The South Australian is a difficult dive. It lies at 42m on the edge of a sandbank in the Bristol Channel where the tide can race through at 4.5 knots. Lundy is three miles distant but provides very little shelter from weather and current. Even in mid June the viz can be awful … but it can also be gin clear. Once you have conditions right there is the narcosis for air divers. For the first 15 years after the location of the pile of rails we dived it on air – initially with single 12l cylinders and then on to 15l cylinders with 3l ponies carrying enriched oxygen deco mix. Although our dive times could now be extended the narcosis prevented much thoughtful exploration. Club members saw it as the great challenge and felt exhilarated once they had managed to dive it. The life on it is prolific and everyone is impressed by the congers and lobsters living in the honeycomb of rails.

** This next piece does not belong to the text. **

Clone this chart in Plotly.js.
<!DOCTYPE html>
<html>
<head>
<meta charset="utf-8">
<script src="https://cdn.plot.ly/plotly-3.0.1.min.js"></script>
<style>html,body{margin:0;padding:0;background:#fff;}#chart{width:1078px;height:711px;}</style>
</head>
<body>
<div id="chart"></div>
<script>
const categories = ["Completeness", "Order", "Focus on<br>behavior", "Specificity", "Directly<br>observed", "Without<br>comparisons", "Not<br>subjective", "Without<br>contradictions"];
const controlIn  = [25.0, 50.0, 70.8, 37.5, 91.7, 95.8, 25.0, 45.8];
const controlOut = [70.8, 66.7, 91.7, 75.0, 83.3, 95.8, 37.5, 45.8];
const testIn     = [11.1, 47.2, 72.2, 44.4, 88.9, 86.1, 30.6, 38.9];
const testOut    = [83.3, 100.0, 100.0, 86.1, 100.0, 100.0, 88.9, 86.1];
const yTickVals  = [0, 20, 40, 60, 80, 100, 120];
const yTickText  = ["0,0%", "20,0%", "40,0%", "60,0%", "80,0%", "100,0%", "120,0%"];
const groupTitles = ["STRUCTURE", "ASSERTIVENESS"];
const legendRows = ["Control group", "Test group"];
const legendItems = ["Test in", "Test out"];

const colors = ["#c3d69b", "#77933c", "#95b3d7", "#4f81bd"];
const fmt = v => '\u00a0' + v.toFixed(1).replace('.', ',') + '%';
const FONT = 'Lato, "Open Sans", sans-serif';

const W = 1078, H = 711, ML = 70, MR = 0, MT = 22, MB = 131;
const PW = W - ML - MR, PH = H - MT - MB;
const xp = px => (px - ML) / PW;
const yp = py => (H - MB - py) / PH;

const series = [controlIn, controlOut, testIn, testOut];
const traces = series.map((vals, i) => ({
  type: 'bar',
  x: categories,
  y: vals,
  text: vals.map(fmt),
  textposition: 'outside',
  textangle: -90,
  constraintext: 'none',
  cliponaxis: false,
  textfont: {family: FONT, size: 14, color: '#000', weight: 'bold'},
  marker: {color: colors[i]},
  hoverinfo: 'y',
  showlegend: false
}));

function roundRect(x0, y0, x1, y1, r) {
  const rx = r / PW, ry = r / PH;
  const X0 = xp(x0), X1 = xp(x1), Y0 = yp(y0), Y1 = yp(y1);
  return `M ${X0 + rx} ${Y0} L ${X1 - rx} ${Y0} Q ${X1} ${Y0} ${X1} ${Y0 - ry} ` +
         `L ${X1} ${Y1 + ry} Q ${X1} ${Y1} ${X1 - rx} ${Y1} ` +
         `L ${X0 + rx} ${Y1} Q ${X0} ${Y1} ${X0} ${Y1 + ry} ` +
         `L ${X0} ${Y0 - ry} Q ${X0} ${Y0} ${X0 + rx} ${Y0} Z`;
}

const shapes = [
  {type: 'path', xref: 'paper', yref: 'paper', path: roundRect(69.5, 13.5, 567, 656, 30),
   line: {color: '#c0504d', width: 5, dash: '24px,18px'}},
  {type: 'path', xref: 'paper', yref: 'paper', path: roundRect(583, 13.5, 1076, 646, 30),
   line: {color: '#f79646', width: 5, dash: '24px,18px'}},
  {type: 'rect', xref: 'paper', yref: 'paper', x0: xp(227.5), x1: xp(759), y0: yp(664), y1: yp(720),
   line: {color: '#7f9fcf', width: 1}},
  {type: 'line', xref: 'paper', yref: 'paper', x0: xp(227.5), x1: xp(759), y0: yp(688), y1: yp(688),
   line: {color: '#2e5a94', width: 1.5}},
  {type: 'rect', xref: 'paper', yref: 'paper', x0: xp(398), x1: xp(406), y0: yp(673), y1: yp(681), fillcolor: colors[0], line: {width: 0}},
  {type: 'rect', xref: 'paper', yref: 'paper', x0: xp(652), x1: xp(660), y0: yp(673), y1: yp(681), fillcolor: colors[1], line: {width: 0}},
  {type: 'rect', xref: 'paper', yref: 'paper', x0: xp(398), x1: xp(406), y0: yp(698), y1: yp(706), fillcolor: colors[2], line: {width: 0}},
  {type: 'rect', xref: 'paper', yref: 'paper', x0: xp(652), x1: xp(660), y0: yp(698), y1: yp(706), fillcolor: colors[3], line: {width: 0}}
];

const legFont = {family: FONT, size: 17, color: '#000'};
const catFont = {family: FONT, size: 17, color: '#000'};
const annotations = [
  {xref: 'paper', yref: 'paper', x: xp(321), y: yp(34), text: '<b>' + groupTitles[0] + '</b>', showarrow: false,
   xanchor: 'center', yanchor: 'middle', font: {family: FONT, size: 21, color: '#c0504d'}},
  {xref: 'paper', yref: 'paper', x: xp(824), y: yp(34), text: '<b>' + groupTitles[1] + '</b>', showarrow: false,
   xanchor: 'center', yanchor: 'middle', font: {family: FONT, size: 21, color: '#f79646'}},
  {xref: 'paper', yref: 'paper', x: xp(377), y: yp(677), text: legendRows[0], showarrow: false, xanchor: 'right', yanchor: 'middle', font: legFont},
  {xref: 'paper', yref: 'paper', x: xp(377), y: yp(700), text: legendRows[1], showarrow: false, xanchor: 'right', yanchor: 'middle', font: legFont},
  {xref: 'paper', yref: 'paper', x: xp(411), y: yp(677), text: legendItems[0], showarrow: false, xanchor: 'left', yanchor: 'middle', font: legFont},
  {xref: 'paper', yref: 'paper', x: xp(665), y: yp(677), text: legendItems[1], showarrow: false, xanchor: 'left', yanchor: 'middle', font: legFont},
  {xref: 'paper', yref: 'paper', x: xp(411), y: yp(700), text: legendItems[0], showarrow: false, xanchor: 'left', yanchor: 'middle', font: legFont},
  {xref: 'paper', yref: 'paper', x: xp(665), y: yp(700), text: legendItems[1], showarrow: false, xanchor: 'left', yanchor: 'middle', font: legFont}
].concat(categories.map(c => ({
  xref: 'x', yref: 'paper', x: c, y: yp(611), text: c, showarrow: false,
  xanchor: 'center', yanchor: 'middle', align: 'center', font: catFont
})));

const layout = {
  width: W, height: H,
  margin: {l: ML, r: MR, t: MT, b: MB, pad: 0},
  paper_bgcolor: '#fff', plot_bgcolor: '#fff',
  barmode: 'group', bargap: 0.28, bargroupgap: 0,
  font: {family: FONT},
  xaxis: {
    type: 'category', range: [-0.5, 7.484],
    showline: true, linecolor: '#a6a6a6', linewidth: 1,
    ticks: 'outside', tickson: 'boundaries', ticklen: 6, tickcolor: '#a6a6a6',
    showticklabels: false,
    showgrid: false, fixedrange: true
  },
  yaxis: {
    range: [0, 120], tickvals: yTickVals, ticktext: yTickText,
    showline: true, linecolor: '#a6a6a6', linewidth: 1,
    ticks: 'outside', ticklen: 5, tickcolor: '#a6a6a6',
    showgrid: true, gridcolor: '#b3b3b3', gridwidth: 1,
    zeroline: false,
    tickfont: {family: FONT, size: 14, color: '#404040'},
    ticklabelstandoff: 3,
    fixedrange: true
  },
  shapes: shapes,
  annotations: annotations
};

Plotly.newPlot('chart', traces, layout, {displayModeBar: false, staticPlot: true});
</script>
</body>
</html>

Leaving the rail stack to explore the seabed was daunting on air – a few managed it and reported finding artifacts, particularly an object that might be a winch on the sand ‘ahead’ of the rails. Once Alan Platt suggested it might be the South Australian we went looking for the specific things he listed so carefully – but the narcosis defeated us and we found nothing useful.

All that changed in 2004. A group of us started open circuit trimix training so we could reach the huge deep wrecks beyond Hartland Point and after qualifying we thought we’d try out our new gas mixes on the railway line wreck. With clear heads , big twinsets and deco stages the rail stack was no longer a safety blanket and immediately we headed down under the stack and out into the debris field. On that first trimix dive the sand had shifted away from the rails and we found iron frames underneath the rails and out in the debris field there were sections of hull planking bound to iron framework. It had to be the South Australian and finally we obtained proof with the filming of the yellow metal bolts.

Closed circuit trimix rebreathers changed the diving again – now we could explore for the full slack water period and even stay longer by sheltering behind the rails as the tide picked up. New hull sections were found and the first fragile artifact – a moulded wineglass – was recovered from one of the new sections. We needed a site plan to relate all this potential to a proper survey.

Diving the South Australian will remain an aspiration for all our keen divers – the atmosphere, the history and the prolific life is sure to keep many generations excited and curious.